I left Milwaukee at the end of August to originally join my au pair family in Boston. The parents, both from Germany, had done extensive schooling in the States and afterward decided to stay put. Because of the father’s job, the family was relocated to Bonn, Germany, where we are currently living. When I took the position, I expected to move to Germany right from the get-go, but the prospect of living on the East coast, even if only for a short time, won me over.
Boston was beautiful, full of life and rich with history. Right before our big move, my new family and I traveled to Cape Cod to visit another German household. I can distinctly remember sitting at the dinner table listening everyone converse in German, eating cheese, bread and sausage and, perhaps it was all the blond hair and blue eyes that sparked something but at that moment, everything finally hit me. I was fully submersed in not only another family’s world, but also a foreign one. This was my new life. Or it could have been the fact that my bed was in the kitchen and I was awoken by eight Germans wondering if it was alright to start cooking breakfast.
Ah yes, perhaps that was it.
I would be lying if I said that I wasn’t a bit unnerved at the beginning of this new venture. The job itself was and still is incredibly demanding. I went from being a 23-year-old with minimal responsibilities to essentially acting as a full-time mom. Curious about the specifics of an au pair? My duties include (and I’ve learned, are not certainly limited to): preparing and serving breakfast, lunch and dinner, taking care of the laundry, all the shopping, the majority of the cleaning, any other errands for the household and of course, taking care of the children (two girls, ages two and six).
Being au pair = the best birth control, ever.
Upon my arrival in Bonn, I can remember being quite calm, not nervous or sad as I would have expected. I said all of the goodbyes I wanted and I kept telling myself “this isn’t forever.” I was eager to see Bonn, to see my new room, the neighborhood … everything.

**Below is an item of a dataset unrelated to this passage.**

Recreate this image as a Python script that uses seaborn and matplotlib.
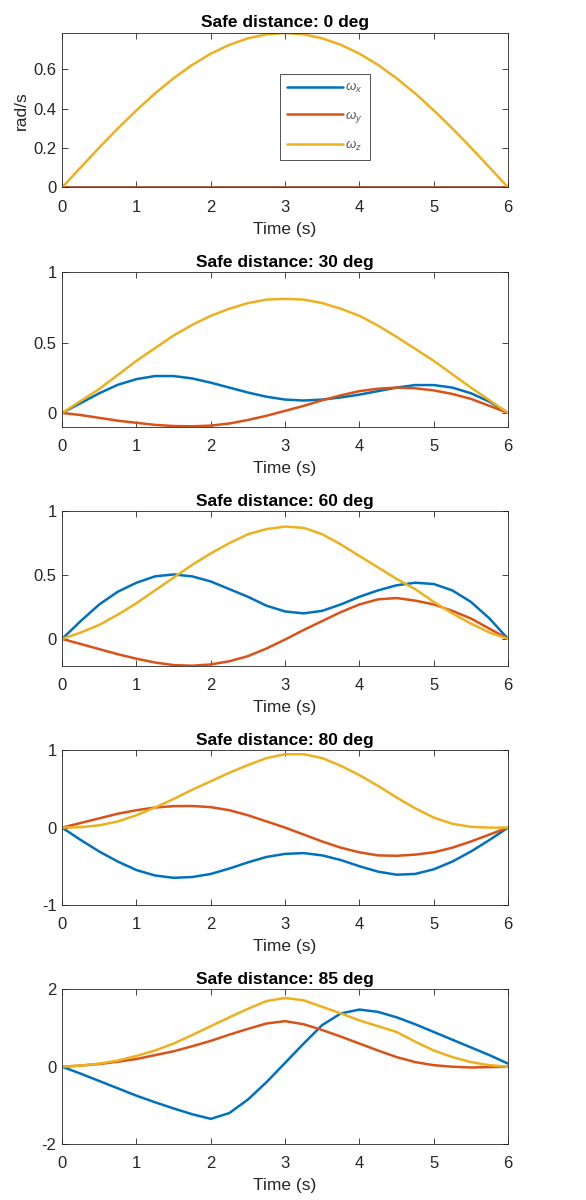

I did have times in beginning where my mind seemed to think otherwise as it was layered of thoughts of Milwaukee. I missed my life, my friends, family, work and quite frankly, English.
The stress of moving a family internationally and figuring out the ins and outs of the German culture made some days more daunting than others. At this point, more than ever, did I really appreciate what I had in my life. I couldn’t help but replay memories, and it didn’t take long to realize that I didn’t want to look back on my time here and wish that I would have done things differently or experienced more. At some point you learn that you must let everything go. It’s impossible to move forward if you are letting your past keep you tied to the ground.
That said, my adventures that unfold in Bonn are nothing short of absolute satisfaction.
I am loving this column! You are so young and dove into the unknown. There are so many ‘foreign’ factors. The family (in the sense that you did not know them), the language, culture – most things. Of course there is appeal in living in Europe, learning and experiencing new things but the foreign factors coupled with your life as an au pair, I can see how the glamor factor diminishes. You are strong. I could not do this. I wish you all the best and look forward to your next installment!